On peut l’arrêter et l’interroger tant qu’on veut, mais l’image de ce jeune Palestinien de Syrie, venu à Jaffa pour voir sa maison ancestrale, était une image extrêmement impressionnante dans l’histoire de ce conflit. Peut-être allons nous maintenant commencer à comprendre que pour les Palestiniens les frontières de 1967 sont la mère de tous les compromis et concessions, un compromis qui est beaucoup plus douloureux pour eux que pour nous. Pas seulement parce qu’il signifie renoncer aux trois-quarts de leur pays, mais surtout parce qu’il signifie renoncer à leurs désirs et leurs aspirations.
Pendant des années, de nombreux Palestiniens et leurs dirigeants étaient prêts à faire des concessions. Quand ils ont commencé à désespérer après ces scandaleuses années de stagnation, leur exigence est remontée à la surface dans toute sa force.

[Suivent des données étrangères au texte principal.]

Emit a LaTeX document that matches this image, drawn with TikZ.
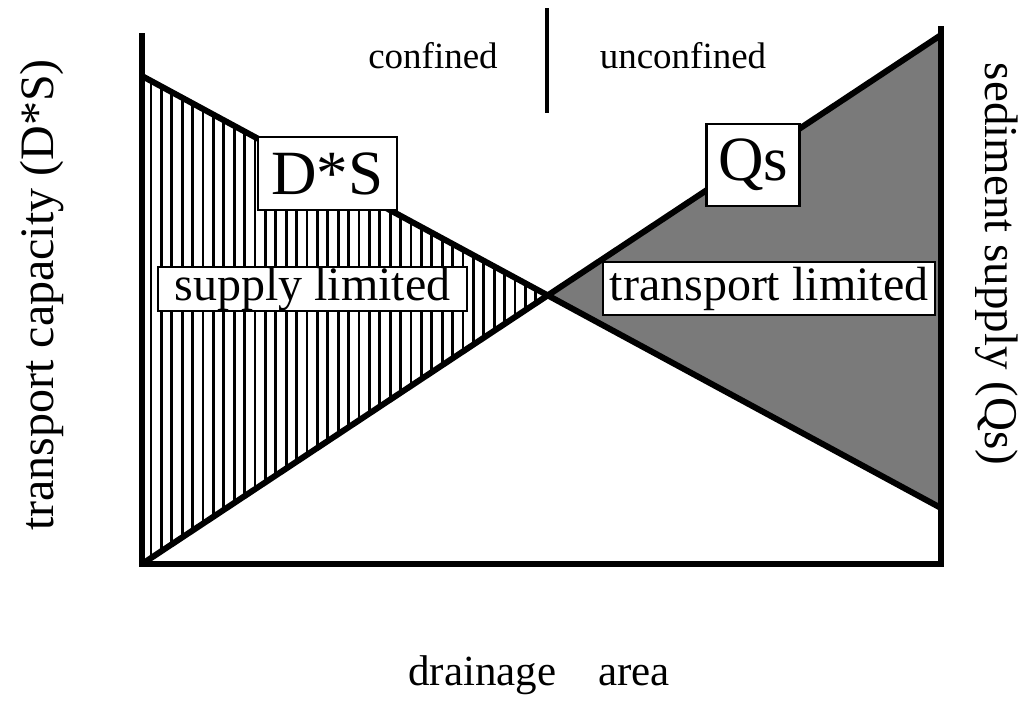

Le Président palestinien Mahmoud Abbas, le spécialiste en compromis, n’aurait jamais publié son récent article dans le New York Times, où il parlait du récit palestinien historique , si nous avions mis en place un accord. Maintenant les Américains savent ce qui se passe quand ils ne font rien. Maintenant un discours creux émanant du bureau du premier ministre, affirmant qu’Israël est attaché à la solution à deux Etats, ne suffit plus. De quelle façon exactement y est-il « attaché » ? Et qu’a-t-il fait pour le mettre en pratique ? Des colonies encore et encore, c’est tout.
Il est difficile d’exagérer l’importance du changement qui se déroule sous nos yeux ébahis, qui étaient bien fermés toutes ces années. Les territoires sont encore bien loin d’être évacués, la troisième Intifada n’est semble-t-il, pas encore prête à se déclencher, et Netanyahou est tranquillement enfoncé dans son fauteuil, jouant la montre avec des mots creux et des formules vides.
Mais à partir de maintenant, chaque Israélien, y compris le premier ministre, devra comprendre que toute solution proposée devra prendre en compte les désirs de l’autre partie.
Le temps est venu de crever l’abcès et de mettre la plaie au grand jour. Nous ne sommes pas en train de parler d’un impossible retour en arrière historique de la roue de l’histoire, du retour de millions [de réfugiés] et de la fin de l’Etat d’Israël comme la droite veut nous le faire croire en nous effrayant. Nous parlons de comprendre l’autre côté et de répondre à certains de ses désirs -accepter la responsabilité morale de 1948, une solution au problème des réfugiés et bien sûr, c’est le minimum, les frontières de 1967. Ceux qui ne comprennent pas encore cela sont invités à perdre davantage de temps et à voir à quel point ça nous est bénéfique, à eux et à nous.